Cetol comparison

Once I finally scraped all the paint off the oak porch trim, it was time to figure out what to put on it to protect it from Chicago’s squalls. Since it was nearly century-old wood that had been subjected to various treatments and mistreatments over the years, it took some study to pick the final coating. I pondered oils, varnishes and even repainting (shudder) before settling on a marine coating. I’d heard several people say they’d had good results with Sikkens products. But finding the right one took some test swabs, which I thought I’d show here for reference. The expert at our local Epco paint store suggested Cetol Door & Window, but it’s tinted. The test on new oak showed it would be too dark for our weathered wood. In both shots below, the light oak formula is on the left and the dark oak on the right. In the first shot you see one coat of each; but the basic application is three coats, as seen in the second shot—much too dark for my tastes.

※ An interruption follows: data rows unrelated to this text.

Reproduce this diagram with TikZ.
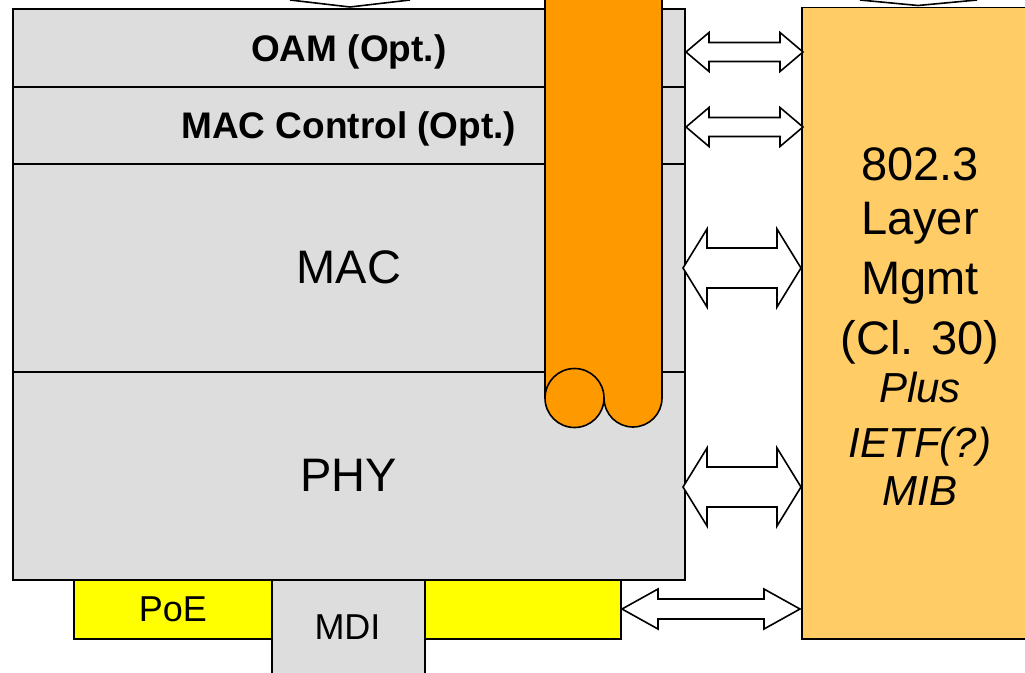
\documentclass[tikz,border=0pt]{standalone}
\usepackage{fontspec}
\setmainfont{Liberation Sans}
\definecolor{boxgray}{HTML}{DDDDDD}
\definecolor{tubeorange}{HTML}{FF9900}
\definecolor{mgmtorange}{HTML}{FFCC66}
\definecolor{poeyellow}{HTML}{FFFF00}
\newcommand\blockarr[6]{%
  \draw[barrow] (#1,#3) -- ({#1+#4},{#3-#5}) -- ({#1+#4},{#3-#6}) -- ({#2-#4},{#3-#6})
    -- ({#2-#4},{#3-#5}) -- (#2,#3) -- ({#2-#4},{#3+#5}) -- ({#2-#4},{#3+#6})
    -- ({#1+#4},{#3+#6}) -- ({#1+#4},{#3+#5}) -- cycle;}
\begin{document}
\begin{tikzpicture}[x=1pt,y=1pt,yscale=-1,line width=1.6pt,
  layer/.style={draw=black,fill=boxgray,anchor=north west,inner sep=0pt,minimum width=672pt},
  boldlabel/.style={font=\fontsize{37}{44}\selectfont\bfseries,text depth=0pt},
  biglabel/.style={font=\fontsize{47}{56}\selectfont},
  ybox/.style={draw=black,fill=poeyellow,anchor=north west,inner sep=0pt,minimum height=59pt},
  mdibox/.style={draw=black,fill=boxgray,anchor=north west,inner sep=0pt},
  smalllabel/.style={font=\fontsize{36}{43}\selectfont},
  mgmtline/.style={anchor=base,inner sep=0pt,font=\fontsize{47}{56}\selectfont},
  mgmtital/.style={anchor=base,inner sep=0pt,font=\fontsize{42}{50}\selectfont\itshape},
  tube/.style={draw=black,fill=tubeorange},
  barrow/.style={draw=black,fill=white,line join=miter},
  tipline/.style={draw=black}]
\clip (0,0) rectangle (1025,672);
\fill[white] (0,0) rectangle (1025,672);
% protocol layers
\node[layer,minimum height=78pt,boldlabel] (oam) at (12,8) {OAM (Opt.)};
\node[layer,minimum height=77pt,boldlabel] (macc) at (12,86) {MAC Control (Opt.)};
\node[layer,minimum height=208pt,biglabel] (mac) at (12,163) {MAC};
\node[layer,minimum height=208pt,biglabel] (phy) at (12,371) {PHY};
% PoE / MDI
\node[ybox,minimum width=198pt,smalllabel] (poe) at (73,579) {PoE};
\node[ybox,minimum width=197pt] (poer) at (423,579) {};
\node[mdibox,minimum width=153pt,minimum height=120pt] (mdi) at (271,579) {};
\node[smalllabel,inner sep=0pt] (mditext) at (347.5,627) {MDI};
% orange tube
\draw[tube] (545,-5) -- (545,398) -- (604,398) arc[start angle=180,end angle=0,radius=29] -- (662,-5) -- cycle;
\draw[tube] (574.5,398) circle[radius=29.5];
% management box
\node[draw=black,fill=mgmtorange,anchor=north west,inner sep=0pt,minimum width=300pt,minimum height=631.5pt] (mgmt) at (801,6.5) {};
\node[mgmtline] (m1) at (920,180) {802.3};
\node[mgmtline] (m2) at (920,234) {Layer};
\node[mgmtline] (m3) at (920,294) {Mgmt};
\node[mgmtline] (m4) at (920,354) {(Cl. 30)};
\node[mgmtital] (m5) at (920,402) {Plus};
\node[mgmtital] (m6) at (920,457) {IETF(?)};
\node[mgmtital] (m7) at (920,505) {MIB};
% block arrows
\blockarr{686}{803}{52}{23}{19.5}{9.5}
\blockarr{686}{803}{127}{23}{19.5}{9.5}
\blockarr{683}{801}{268}{24}{39}{20}
\blockarr{683}{801}{487}{24}{39}{20}
\blockarr{622}{800}{609}{36}{20}{10}
% cut-off arrow tips at the top
\coordinate (ta1) at (290,0);
\coordinate (tb1) at (350,7);
\coordinate (tc1) at (410,0);
\coordinate (ta2) at (860,0);
\coordinate (tb2) at (918,5.5);
\coordinate (tc2) at (977,0);
\draw[tipline] (ta1) -- (tb1) -- (tc1);
\draw[tipline] (ta2) -- (tb2) -- (tc2);
\end{tikzpicture}
\end{document}
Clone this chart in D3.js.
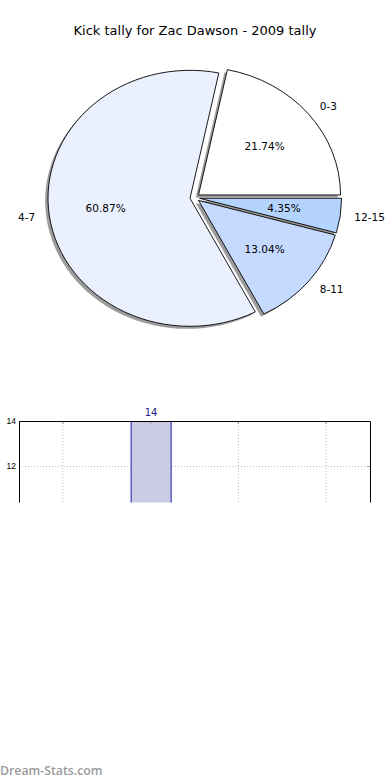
<!DOCTYPE html>
<html>
<head>
<meta charset="utf-8">
<script src="https://cdn.jsdelivr.net/npm/d3@7"></script>
<style>
  html, body { margin: 0; padding: 0; background: #fff; }
  svg { display: block; }
</style>
</head>
<body>
<svg id="chart" width="390" height="780"></svg>
<script>
// ---- data ----
const title = "Kick tally for Zac Dawson - 2009 tally";
const categories = ["0-3", "4-7", "8-11", "12-15"];
const kickCounts = [5, 14, 3, 1];
const sliceColors = ["#ffffff", "#eaf0fe", "#c6d9fe", "#b4d4fe"];
const barValues = [5, 14, 3, 1];
const yTickValues = [0, 2, 4, 6, 8, 10, 12, 14];
const watermark = "Dream-Stats.com";

const svg = d3.select("#chart");

// ---- title ----
svg.append("text")
  .attr("x", 195).attr("y", 34.5)
  .attr("text-anchor", "middle")
  .style("font-family", "DejaVu Sans")
  .style("font-size", "13px")
  .attr("fill", "#000")
  .text(title);

// ---- pie (elliptical, exploded, shadowed) ----
const cx = 194.8, cy = 197.7, rx = 142, ry = 128;
const explode = 0.034;
const total = d3.sum(kickCounts);
const pie = d3.pie().sort(null).startAngle(Math.PI / 2).endAngle(Math.PI / 2 - 2 * Math.PI);
const arcs = pie(kickCounts);
const arc = d3.arc().innerRadius(0).outerRadius(1);

const pieG = svg.append("g").attr("transform", `translate(${cx},${cy}) scale(${rx},${ry})`);

function midOffset(d, k) {
  const a = (d.startAngle + d.endAngle) / 2;
  return [k * Math.sin(a), -k * Math.cos(a)];
}

// shadows
pieG.selectAll("path.shadow").data(arcs).enter().append("path")
  .attr("class", "shadow")
  .attr("transform", d => { const [dx, dy] = midOffset(d, explode); return `translate(${dx - 0.02},${dy + 0.02})`; })
  .attr("d", arc)
  .attr("fill", "#9c9c9c")
  .attr("stroke", "none");

// slices
pieG.selectAll("path.slice").data(arcs).enter().append("path")
  .attr("class", "slice")
  .attr("transform", d => { const [dx, dy] = midOffset(d, explode); return `translate(${dx},${dy})`; })
  .attr("d", arc)
  .attr("fill", (d, i) => sliceColors[i])
  .attr("stroke", "#000")
  .attr("stroke-width", 0.9)
  .attr("stroke-linejoin", "miter")
  .attr("vector-effect", "non-scaling-stroke");

// labels
const labelG = svg.append("g");
arcs.forEach((d, i) => {
  const [ex, ey] = midOffset(d, explode);
  const [lx, ly] = midOffset(d, 1.1);
  const [px, py] = midOffset(d, 0.6);
  const x0 = cx + ex * rx, y0 = cy + ey * ry;
  labelG.append("text")
    .attr("x", x0 + lx * rx).attr("y", y0 + ly * ry)
    .attr("dy", "0.35em")
    .attr("text-anchor", lx > 0 ? "start" : "end")
    .style("font-family", "DejaVu Sans").style("font-size", "10.5px")
    .text(categories[i]);
  labelG.append("text")
    .attr("x", x0 + px * rx).attr("y", y0 + py * ry)
    .attr("dy", "0.35em")
    .attr("text-anchor", "middle")
    .style("font-family", "DejaVu Sans").style("font-size", "10.5px")
    .text(d3.format(".2f")(100 * d.value / total) + "%");
});

// ---- bar chart (clipped at bottom) ----
const bx0 = 19, bx1 = 370, by0 = 421;
const clipBottom = 502.5;
const x = d3.scaleBand().domain(categories).range([bx0, bx1]).padding(0);
const y = d3.scaleLinear().domain([0, 14]).range([by0 + 14 * 22.5, by0]);

svg.append("defs").append("clipPath").attr("id", "barclip")
  .append("rect").attr("x", 0).attr("y", 400).attr("width", 390).attr("height", clipBottom - 400);

const barG = svg.append("g").attr("clip-path", "url(#barclip)");

// gridlines
barG.selectAll("line.vgrid").data(categories).enter().append("line")
  .attr("x1", d => x(d) + x.bandwidth() / 2).attr("x2", d => x(d) + x.bandwidth() / 2)
  .attr("y1", y(0)).attr("y2", y(14))
  .attr("stroke", "#bdbdbd").attr("stroke-width", 1).attr("stroke-dasharray", "1,2");
barG.selectAll("line.hgrid").data(yTickValues).enter().append("line")
  .attr("x1", bx0).attr("x2", bx1)
  .attr("y1", d => y(d) + 0.5).attr("y2", d => y(d) + 0.5)
  .attr("stroke", "#bdbdbd").attr("stroke-width", 1).attr("stroke-dasharray", "1,2");

// bars
const barW = x.bandwidth() * 0.456;
barG.selectAll("rect.bar").data(barValues).enter().append("rect")
  .attr("x", (d, i) => x(categories[i]) + x.bandwidth() / 2 - barW / 2 + 0.5)
  .attr("y", d => y(d) + 0.5)
  .attr("width", barW)
  .attr("height", d => y(0) - y(d))
  .attr("fill", "#cbcce4")
  .attr("stroke", "#1818b0")
  .attr("stroke-width", 1);

// value labels
barG.selectAll("text.val").data(barValues).enter().append("text")
  .attr("x", (d, i) => x(categories[i]) + x.bandwidth() / 2 + 0.5)
  .attr("y", d => y(d) - 5)
  .attr("text-anchor", "middle")
  .style("font-family", "DejaVu Sans").style("font-size", "10px")
  .attr("fill", "#1c1c8c")
  .text(d => d);

// ticks (inside)
barG.selectAll("line.xtick").data(categories).enter().append("line")
  .attr("x1", d => x(d) + x.bandwidth() / 2).attr("x2", d => x(d) + x.bandwidth() / 2)
  .attr("y1", by0).attr("y2", by0 + 3)
  .attr("stroke", "#999");
barG.selectAll("line.ytick").data(yTickValues).enter().append("line")
  .attr("x1", bx1 - 3).attr("x2", bx1)
  .attr("y1", d => y(d) + 0.5).attr("y2", d => y(d) + 0.5)
  .attr("stroke", "#999");

// frame
barG.append("path")
  .attr("d", `M${bx0 + 0.5},${y(0)} V${by0 + 0.5} H${bx1 + 0.5} V${y(0)}`)
  .attr("fill", "none").attr("stroke", "#000").attr("stroke-width", 1);

// y tick labels
barG.selectAll("text.ylab").data(yTickValues).enter().append("text")
  .attr("x", bx0 - 3).attr("y", d => y(d))
  .attr("dy", "0.35em")
  .attr("text-anchor", "end")
  .style("font-family", "Liberation Sans").style("font-size", "8.5px")
  .attr("fill", "#000")
  .text(d => d);

// ---- watermark ----
svg.append("text")
  .attr("x", 0).attr("y", 775)
  .style("font-family", "Open Sans").style("font-size", "12.3px").style("font-weight", "600")
  .attr("fill", "#9a9a9a")
  .text(watermark);
</script>
</body>
</html>
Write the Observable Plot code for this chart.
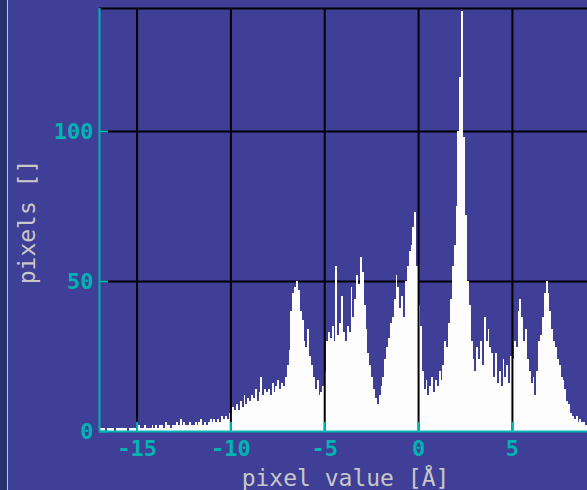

Next we considered what’s available at a boat supply house in the burbs: Armada, a clear marine coating; or Cetol Marine Light, the alternative to regular Cetol, which is reputed to have a distinct orange hue. After discussing the project with the salesman at the boat place, we decided to go with the Cetol Marine Light, and we’re quite pleased with it. It was easy to apply, and the hue it added actually helps even out the variations in the wood that are due to it being overexposed to the elements in some spots. Pics of the final product will be up soon. For now I can offer this shot that shows the stripped casings, with one coat of Cetol Marine Light in some spots; the effect after three coats wasn’t much different from this.